— begin Available data —

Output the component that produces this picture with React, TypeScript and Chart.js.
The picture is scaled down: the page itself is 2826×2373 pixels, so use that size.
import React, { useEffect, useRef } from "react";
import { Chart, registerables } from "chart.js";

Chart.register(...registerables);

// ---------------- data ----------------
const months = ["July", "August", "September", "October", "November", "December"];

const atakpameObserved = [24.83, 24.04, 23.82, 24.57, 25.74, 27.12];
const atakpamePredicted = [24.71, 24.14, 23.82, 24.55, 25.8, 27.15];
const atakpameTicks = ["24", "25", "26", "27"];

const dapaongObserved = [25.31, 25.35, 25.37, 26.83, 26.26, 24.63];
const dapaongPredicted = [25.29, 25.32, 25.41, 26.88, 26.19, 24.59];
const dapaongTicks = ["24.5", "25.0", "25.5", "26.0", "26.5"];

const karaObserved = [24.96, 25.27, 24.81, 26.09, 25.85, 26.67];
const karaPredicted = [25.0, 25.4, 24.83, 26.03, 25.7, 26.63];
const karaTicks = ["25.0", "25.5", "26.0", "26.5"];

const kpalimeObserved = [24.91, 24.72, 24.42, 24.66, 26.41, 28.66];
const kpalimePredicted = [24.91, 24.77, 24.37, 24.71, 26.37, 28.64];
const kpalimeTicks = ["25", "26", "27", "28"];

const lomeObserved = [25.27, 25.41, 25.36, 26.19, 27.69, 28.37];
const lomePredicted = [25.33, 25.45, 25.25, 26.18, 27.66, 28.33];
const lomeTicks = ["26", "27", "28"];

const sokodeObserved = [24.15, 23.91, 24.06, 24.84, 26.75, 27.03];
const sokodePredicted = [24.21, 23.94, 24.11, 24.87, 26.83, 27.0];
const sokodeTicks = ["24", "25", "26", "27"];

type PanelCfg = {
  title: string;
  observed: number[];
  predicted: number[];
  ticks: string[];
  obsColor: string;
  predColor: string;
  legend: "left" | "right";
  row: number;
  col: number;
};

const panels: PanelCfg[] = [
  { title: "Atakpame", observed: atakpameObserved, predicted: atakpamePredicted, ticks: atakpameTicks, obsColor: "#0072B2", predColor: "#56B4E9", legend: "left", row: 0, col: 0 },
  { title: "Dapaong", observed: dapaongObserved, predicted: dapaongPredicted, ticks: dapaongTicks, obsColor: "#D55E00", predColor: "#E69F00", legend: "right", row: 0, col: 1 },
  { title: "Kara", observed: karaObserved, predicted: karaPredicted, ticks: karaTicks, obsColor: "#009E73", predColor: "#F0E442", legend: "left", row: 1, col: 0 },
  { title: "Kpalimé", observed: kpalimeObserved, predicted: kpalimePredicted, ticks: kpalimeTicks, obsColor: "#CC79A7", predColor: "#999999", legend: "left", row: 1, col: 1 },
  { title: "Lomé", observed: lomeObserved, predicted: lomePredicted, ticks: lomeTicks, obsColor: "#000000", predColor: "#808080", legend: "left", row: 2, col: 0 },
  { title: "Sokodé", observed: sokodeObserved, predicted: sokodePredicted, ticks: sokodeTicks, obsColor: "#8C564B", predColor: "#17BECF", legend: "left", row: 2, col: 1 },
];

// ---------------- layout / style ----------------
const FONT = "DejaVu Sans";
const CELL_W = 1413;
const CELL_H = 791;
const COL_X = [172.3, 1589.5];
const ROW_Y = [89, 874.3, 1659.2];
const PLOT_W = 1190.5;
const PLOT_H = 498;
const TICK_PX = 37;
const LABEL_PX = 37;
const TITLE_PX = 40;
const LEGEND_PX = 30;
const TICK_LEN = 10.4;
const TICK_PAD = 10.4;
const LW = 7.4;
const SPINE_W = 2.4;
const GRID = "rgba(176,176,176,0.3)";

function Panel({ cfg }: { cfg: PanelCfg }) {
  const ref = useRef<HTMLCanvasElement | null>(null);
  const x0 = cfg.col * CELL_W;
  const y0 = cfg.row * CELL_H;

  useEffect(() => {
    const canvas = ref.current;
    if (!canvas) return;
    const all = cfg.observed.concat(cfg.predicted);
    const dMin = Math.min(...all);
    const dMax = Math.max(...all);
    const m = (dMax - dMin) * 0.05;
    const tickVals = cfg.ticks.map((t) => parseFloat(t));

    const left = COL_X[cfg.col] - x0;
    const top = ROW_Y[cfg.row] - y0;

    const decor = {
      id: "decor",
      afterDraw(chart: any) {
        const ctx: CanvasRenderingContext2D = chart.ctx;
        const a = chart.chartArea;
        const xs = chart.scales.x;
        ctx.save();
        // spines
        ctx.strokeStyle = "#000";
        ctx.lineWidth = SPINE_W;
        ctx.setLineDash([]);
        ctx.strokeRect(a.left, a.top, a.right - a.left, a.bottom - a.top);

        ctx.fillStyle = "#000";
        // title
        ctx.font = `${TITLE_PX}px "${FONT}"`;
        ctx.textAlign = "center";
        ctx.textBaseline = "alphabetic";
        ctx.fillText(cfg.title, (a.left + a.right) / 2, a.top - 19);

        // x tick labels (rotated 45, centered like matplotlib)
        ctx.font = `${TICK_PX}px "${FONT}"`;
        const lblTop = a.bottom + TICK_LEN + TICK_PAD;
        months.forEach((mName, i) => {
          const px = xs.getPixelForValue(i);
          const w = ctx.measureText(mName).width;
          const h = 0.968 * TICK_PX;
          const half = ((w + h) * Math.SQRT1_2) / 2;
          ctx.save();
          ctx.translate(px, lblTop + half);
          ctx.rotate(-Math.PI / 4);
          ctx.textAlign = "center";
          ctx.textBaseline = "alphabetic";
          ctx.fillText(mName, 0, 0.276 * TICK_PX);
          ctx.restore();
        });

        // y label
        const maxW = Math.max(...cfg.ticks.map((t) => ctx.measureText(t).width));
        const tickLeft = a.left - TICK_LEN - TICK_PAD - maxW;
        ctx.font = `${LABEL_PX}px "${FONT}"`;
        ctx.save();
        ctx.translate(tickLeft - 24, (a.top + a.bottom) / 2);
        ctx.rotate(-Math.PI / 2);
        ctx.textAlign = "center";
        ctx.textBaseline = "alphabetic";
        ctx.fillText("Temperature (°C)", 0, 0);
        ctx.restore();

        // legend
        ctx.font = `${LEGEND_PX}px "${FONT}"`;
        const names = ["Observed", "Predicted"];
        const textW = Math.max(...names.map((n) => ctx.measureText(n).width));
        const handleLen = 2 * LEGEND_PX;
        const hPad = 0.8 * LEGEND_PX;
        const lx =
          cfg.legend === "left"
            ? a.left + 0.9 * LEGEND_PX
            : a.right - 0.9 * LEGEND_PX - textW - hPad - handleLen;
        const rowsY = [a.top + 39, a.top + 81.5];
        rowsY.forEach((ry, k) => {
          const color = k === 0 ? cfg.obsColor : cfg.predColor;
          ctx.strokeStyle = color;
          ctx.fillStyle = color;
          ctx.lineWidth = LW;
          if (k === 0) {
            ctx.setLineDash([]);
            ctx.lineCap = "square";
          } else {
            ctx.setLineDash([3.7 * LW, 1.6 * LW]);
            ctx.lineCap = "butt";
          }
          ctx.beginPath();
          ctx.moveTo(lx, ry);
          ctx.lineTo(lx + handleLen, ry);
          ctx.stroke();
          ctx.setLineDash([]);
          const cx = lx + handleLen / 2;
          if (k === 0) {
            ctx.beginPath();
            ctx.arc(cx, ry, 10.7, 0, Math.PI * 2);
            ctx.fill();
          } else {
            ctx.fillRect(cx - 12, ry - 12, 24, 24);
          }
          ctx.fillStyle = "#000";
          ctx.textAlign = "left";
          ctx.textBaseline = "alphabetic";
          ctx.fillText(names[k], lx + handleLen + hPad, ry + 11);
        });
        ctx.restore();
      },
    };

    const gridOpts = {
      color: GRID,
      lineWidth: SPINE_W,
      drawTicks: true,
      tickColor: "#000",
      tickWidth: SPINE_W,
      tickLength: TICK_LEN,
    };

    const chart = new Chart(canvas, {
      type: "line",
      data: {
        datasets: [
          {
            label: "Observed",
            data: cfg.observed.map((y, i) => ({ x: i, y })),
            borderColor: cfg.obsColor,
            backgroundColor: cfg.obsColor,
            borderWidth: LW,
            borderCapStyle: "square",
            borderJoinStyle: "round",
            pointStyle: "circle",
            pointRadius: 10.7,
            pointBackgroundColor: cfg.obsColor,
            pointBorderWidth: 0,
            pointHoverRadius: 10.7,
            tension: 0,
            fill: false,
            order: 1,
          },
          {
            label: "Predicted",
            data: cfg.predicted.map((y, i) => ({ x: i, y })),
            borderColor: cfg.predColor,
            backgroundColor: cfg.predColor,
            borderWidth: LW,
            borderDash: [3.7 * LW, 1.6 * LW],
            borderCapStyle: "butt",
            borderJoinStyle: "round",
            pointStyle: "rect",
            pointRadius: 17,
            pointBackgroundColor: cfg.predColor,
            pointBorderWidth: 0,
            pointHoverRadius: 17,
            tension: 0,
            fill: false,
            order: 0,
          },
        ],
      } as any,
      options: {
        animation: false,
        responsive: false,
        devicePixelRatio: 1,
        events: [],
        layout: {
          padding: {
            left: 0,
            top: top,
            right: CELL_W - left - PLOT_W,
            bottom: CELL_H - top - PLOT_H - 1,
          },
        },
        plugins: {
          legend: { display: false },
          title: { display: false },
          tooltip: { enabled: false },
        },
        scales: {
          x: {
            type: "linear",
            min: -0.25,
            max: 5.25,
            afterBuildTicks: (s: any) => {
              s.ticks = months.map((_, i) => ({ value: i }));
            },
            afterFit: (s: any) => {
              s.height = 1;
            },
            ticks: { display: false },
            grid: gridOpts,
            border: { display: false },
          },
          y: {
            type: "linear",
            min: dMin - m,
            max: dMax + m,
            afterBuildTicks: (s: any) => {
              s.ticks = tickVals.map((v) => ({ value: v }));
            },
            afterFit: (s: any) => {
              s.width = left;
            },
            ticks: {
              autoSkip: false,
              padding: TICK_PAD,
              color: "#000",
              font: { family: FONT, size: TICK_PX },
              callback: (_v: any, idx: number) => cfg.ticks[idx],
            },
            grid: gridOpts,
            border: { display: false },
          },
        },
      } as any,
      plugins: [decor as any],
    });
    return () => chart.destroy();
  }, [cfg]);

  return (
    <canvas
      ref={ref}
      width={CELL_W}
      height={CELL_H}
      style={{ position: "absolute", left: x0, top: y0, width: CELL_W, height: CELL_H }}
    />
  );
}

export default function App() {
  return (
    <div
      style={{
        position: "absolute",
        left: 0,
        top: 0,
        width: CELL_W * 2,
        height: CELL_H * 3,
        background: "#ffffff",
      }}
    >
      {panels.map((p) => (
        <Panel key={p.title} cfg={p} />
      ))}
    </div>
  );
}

— end Available data —

Exercise prompt: Reproduce the lines exactly, from the line that contains "The picture is" through the line that contains "Chart.register(...registerables);", and nothing more.

The answer:
The picture is scaled down: the page itself is 2826×2373 pixels, so use that size.
import React, { useEffect, useRef } from "react";
import { Chart, registerables } from "chart.js";

Chart.register(...registerables);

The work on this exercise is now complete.